> PROBLEM REQUIREMENTS
Retype word for word the first line of the listing and each line after it up to the line with "82.8, 83.6, 83.9];", with the pictures taken out.

> DATASET EXTRACT
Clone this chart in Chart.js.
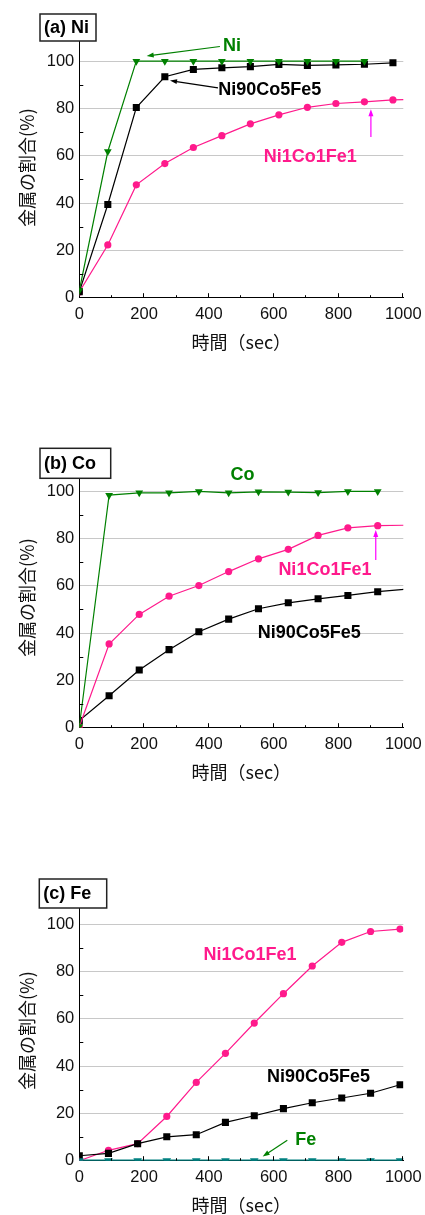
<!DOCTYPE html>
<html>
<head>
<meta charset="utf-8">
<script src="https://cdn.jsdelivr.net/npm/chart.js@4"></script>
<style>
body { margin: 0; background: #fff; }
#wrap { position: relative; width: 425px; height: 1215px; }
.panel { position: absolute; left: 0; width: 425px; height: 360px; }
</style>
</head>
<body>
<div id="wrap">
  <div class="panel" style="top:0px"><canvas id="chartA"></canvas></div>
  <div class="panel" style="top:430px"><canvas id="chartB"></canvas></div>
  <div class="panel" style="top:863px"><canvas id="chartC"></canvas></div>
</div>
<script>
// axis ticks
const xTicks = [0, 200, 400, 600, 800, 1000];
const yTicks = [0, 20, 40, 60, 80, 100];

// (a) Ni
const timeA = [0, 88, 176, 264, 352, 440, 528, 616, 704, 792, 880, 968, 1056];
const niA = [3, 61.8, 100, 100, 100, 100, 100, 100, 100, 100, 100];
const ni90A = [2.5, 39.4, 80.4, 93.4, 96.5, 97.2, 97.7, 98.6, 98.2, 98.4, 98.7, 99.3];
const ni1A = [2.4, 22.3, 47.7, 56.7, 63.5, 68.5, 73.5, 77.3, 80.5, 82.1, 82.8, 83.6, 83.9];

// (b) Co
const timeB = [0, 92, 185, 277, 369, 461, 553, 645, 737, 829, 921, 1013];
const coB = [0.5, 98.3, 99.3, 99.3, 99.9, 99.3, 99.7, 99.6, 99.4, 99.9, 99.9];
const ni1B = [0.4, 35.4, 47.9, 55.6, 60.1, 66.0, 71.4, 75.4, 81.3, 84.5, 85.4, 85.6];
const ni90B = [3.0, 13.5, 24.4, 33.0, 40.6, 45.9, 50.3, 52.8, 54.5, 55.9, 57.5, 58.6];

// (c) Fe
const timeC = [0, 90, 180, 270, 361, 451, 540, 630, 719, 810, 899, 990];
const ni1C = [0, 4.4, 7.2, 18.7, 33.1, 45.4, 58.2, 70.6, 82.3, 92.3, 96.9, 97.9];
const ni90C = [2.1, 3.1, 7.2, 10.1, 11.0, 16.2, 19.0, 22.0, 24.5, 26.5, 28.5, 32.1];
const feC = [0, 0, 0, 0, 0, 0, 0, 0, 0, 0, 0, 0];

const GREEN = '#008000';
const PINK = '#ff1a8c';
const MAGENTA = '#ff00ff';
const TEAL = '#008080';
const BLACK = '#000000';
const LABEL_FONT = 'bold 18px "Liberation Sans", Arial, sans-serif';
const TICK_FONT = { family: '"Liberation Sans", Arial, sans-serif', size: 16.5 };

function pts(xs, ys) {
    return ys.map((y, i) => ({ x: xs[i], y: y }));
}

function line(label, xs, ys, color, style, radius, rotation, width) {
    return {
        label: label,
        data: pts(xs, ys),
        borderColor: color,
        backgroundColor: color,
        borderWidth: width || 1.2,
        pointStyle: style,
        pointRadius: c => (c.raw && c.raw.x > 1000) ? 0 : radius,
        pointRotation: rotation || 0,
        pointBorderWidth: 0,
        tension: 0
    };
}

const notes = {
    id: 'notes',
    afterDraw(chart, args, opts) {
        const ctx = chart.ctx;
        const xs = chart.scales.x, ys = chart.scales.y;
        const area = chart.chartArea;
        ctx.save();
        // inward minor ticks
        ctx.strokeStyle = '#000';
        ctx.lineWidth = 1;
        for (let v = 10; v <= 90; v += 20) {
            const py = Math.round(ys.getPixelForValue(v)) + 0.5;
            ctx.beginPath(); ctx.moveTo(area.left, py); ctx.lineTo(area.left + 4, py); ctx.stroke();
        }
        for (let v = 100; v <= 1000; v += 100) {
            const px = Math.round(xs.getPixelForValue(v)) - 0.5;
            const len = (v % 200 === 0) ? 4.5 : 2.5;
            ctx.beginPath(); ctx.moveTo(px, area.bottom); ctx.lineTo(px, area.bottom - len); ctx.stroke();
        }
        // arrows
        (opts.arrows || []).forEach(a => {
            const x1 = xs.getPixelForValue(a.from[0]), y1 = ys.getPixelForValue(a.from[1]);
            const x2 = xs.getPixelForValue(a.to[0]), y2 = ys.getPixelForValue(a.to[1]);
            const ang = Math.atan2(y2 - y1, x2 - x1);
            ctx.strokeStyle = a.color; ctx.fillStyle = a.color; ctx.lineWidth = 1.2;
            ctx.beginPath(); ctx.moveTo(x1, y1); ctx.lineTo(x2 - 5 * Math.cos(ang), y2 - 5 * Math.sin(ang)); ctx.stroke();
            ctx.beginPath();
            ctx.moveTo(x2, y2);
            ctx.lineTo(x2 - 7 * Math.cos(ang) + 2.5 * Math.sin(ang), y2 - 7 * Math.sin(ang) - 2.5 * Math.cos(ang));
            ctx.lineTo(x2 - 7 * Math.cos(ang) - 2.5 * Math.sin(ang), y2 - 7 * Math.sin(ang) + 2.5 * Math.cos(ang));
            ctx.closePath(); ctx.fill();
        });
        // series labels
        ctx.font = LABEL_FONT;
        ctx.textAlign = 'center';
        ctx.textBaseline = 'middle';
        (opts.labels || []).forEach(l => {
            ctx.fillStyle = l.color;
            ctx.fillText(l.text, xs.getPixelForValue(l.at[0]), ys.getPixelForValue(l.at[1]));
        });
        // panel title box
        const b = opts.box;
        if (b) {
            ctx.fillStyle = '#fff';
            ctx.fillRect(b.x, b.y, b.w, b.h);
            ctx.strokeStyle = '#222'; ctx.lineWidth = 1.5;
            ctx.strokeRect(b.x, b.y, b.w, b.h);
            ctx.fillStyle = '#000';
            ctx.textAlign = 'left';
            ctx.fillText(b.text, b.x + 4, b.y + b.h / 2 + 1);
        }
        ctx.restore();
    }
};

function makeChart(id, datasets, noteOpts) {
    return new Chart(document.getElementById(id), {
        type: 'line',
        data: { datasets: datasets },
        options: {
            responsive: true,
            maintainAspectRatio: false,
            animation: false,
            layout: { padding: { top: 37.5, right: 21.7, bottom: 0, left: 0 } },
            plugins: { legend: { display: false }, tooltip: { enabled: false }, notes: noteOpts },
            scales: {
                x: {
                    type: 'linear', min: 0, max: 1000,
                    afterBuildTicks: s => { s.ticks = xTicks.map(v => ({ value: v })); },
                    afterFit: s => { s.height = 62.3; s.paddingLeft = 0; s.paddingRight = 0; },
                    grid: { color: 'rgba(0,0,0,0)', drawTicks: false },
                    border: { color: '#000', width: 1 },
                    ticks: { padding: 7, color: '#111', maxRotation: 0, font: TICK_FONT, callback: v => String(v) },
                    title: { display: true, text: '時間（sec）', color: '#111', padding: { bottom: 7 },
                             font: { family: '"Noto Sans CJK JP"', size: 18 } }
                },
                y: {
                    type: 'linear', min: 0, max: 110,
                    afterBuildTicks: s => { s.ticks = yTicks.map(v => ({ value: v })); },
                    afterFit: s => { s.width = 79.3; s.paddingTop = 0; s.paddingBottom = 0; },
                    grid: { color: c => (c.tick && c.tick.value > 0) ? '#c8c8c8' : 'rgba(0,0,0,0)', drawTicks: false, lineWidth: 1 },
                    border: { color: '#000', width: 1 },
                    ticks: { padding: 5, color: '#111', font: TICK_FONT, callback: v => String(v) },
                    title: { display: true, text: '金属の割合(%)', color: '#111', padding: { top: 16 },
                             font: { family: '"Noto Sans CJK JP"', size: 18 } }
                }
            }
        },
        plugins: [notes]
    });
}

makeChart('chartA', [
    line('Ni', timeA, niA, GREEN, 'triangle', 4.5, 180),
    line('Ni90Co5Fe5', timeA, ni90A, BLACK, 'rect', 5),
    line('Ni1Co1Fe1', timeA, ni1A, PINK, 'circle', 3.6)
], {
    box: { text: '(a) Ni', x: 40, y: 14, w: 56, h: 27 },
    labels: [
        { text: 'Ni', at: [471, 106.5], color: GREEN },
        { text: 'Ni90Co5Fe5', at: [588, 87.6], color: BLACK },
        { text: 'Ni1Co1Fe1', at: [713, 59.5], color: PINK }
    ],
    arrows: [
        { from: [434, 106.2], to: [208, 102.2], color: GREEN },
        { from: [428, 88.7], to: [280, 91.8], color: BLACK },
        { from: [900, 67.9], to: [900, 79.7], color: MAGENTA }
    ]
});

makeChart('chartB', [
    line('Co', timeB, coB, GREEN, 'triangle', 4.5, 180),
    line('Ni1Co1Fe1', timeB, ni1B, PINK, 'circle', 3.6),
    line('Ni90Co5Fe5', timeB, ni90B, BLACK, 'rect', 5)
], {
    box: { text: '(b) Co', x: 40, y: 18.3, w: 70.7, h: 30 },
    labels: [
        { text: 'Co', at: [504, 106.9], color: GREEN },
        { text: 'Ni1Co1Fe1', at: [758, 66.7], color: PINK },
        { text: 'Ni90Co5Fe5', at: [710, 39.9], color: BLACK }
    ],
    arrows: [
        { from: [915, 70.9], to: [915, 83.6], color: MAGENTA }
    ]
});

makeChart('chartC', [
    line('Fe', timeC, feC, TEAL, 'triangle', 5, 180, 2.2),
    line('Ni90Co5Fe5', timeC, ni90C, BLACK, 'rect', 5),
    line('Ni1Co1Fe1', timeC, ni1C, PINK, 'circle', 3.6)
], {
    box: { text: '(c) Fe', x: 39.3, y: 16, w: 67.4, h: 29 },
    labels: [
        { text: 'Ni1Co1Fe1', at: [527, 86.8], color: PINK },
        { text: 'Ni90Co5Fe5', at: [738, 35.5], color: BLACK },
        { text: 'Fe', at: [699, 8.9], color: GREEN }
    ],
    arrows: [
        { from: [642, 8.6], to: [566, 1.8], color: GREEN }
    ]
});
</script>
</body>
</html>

> RIGHT ANSWER
Clone this chart in Chart.js.
<!DOCTYPE html>
<html>
<head>
<meta charset="utf-8">
<script src="https://cdn.jsdelivr.net/npm/chart.js@4"></script>
<style>
body { margin: 0; background: #fff; }
#wrap { position: relative; width: 425px; height: 1215px; }
.panel { position: absolute; left: 0; width: 425px; height: 360px; }
</style>
</head>
<body>
<div id="wrap">
  <div class="panel" style="top:0px"><canvas id="chartA"></canvas></div>
  <div class="panel" style="top:430px"><canvas id="chartB"></canvas></div>
  <div class="panel" style="top:863px"><canvas id="chartC"></canvas></div>
</div>
<script>
// axis ticks
const xTicks = [0, 200, 400, 600, 800, 1000];
const yTicks = [0, 20, 40, 60, 80, 100];

// (a) Ni
const timeA = [0, 88, 176, 264, 352, 440, 528, 616, 704, 792, 880, 968, 1056];
const niA = [3, 61.8, 100, 100, 100, 100, 100, 100, 100, 100, 100];
const ni90A = [2.5, 39.4, 80.4, 93.4, 96.5, 97.2, 97.7, 98.6, 98.2, 98.4, 98.7, 99.3];
const ni1A = [2.4, 22.3, 47.7, 56.7, 63.5, 68.5, 73.5, 77.3, 80.5, 82.1, 82.8, 83.6, 83.9];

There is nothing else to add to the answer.